Although I have not seen hard data on the cost of account locking to websites and especially financial institutions, I’m guessing that the cost of the customer support calls, branch visits, and customer attrition are not negligible.
One bank tried a unique approach to avoid using password lockout. This was a bank implemented a CAPTCHA (the fuzzy numbers in the box you must type in to prove you are human and not a computer) for every login. They implemented the feature without any user testing thinking this would eliminate password guessing. They ended up with so much negative push back from their customers, they had to take the feature off. This was a clear case where the true cost of the solution (extreme negative customer experience, in this case) ended costing more than the problem (password guessing).

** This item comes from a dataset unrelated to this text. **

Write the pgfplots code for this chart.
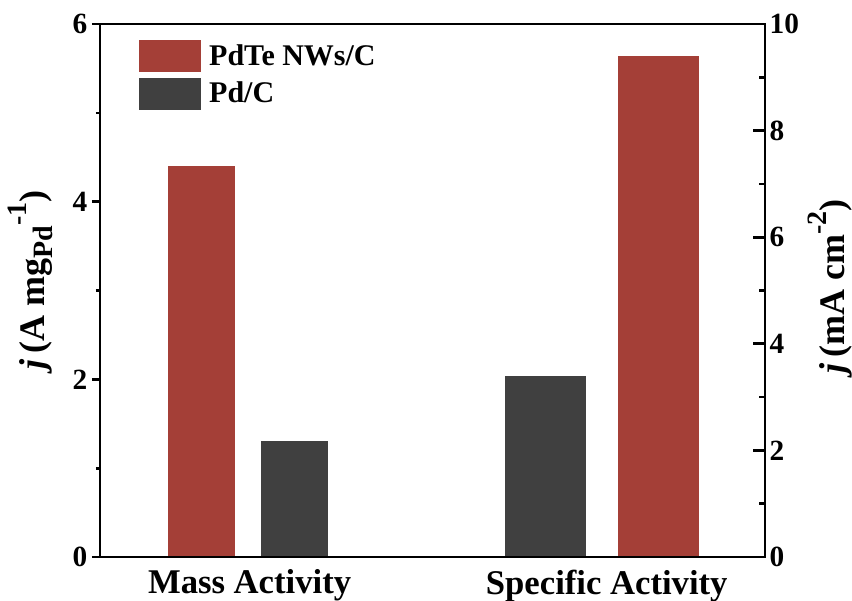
\documentclass[border=0pt]{standalone}
\usepackage{fontspec}
\setmainfont{Liberation Serif}
\usepackage{pgfplots}
\pgfplotsset{compat=1.18}
\definecolor{pdte}{HTML}{A43F37}
\definecolor{pdc}{HTML}{404040}
% larger sub-/superscripts for the axis titles
\newcommand{\lsub}[1]{\raisebox{-0.22em}{\fontsize{21}{24}\selectfont #1}}
\newcommand{\lsup}[1]{\raisebox{0.5em}{\fontsize{21}{24}\selectfont #1}}

\begin{document}
\begin{tikzpicture}
\pgfplotsset{
  common/.style={
    width=498.75pt, height=399.75pt, scale only axis,
    at={(0,0)}, anchor=south west,
    xmin=0, xmax=10, ymin=0,
    axis line style={line width=2.2pt},
    every tick/.style={line width=2pt, black},
    yticklabel style={font=\fontsize{22}{26}\selectfont\bfseries},
    xticklabel style={font=\fontsize{26}{30}\selectfont\bfseries},
    /pgf/number format/assume math mode=true,
    ylabel style={font=\fontsize{27}{32}\selectfont\bfseries},
    minor y tick num=1,
  }
}

% right axis: specific activity (mA cm^-2)
\begin{axis}[common,
  ymax=10, ytick={0,2,...,10},
  axis x line=none, axis y line*=right,
  tick align=inside,
  major tick length=9pt, minor tick length=4.5pt,
  ylabel={\textit{j}\,(mA cm\lsup{-2})},
  ylabel style={at={(axis description cs:1.098,0.508)}, anchor=center},
]
\addplot[ybar, bar width=1.22, bar shift=0pt, fill=pdc, draw=none] coordinates {(6.70,3.40)};
\addplot[ybar, bar width=1.22, bar shift=0pt, fill=pdte, draw=none] coordinates {(8.40,9.40)};
\end{axis}

% left axis: mass activity (A mg_Pd^-1)
\begin{axis}[common,
  axis on top,
  ymax=6, ytick={0,2,4,6},
  ytick pos=left, tick align=outside,
  major tick length=6pt, minor tick length=3pt,
  xtick={2.25,7.62},
  xticklabels={Mass Activity, Specific Activity},
  major x tick style={draw=none},
  ylabel={\textit{j}\,(A mg\lsub{Pd}\lsup{-1})},
  ylabel style={at={(axis description cs:-0.105,0.52)}, anchor=center},
  legend style={at={(0.0586,0.970)}, anchor=north west, draw=none, fill=none,
    inner sep=0pt, row sep=4pt,
    font=\fontsize{22.5}{26}\selectfont\bfseries,
    nodes={inner sep=0pt}},
  legend cell align=left,
  legend image code/.code={\fill[#1] (0pt,-12pt) rectangle (46.5pt,12pt);},
  legend columns=1,
]
\addplot[ybar, bar width=1.01, bar shift=0pt, fill=pdte, draw=none] coordinates {(1.53,4.40)};
\addlegendentry{\hspace{6pt}PdTe NWs/C}
\addplot[ybar, bar width=1.01, bar shift=0pt, fill=pdc, draw=none] coordinates {(2.92,1.31)};
\addlegendentry{\hspace{6pt}Pd/C}
\end{axis}

\pgfresetboundingbox
\useasboundingbox (-75pt,-32.25pt) rectangle (564pt,417.75pt);
\end{tikzpicture}
\end{document}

The second problem with account locking is that it doesn’t protect against horizontal password guessing attacks. It’s true that if I decide I want to access Joe Smith’s account and I know Joe Smith’s userID, I can try lots of passwords on his account – and probably get locked out. But what if I just want to get access to as many accounts as possible? For example, say the limit for password tries before lockout is 5, I could try 4 passwords on lots of accounts. If I did this for one day and then waited until the next day to try 4 new passwords on the same accounts, I might have a decent success rate. And if I’m a smart bad guy and I know the most popular passwords on the Internet (see our earlier blog post on how most bad guys already know this), then I will probably be even more successful.
In security, it’s always important to balance a negative customer experience with the amount of protection gained. In the case of account locks, I would say that there is more inconvenience being foisted onto consumers than the security increase warrants. That doesn’t mean that websites shouldn’t protect against password guessing – they should. But it would be better to do so in such a way that the system detects actual password guessing and responds to that. This way the consumer is not inconvenienced and the bad guy is not able to take advantage of the system.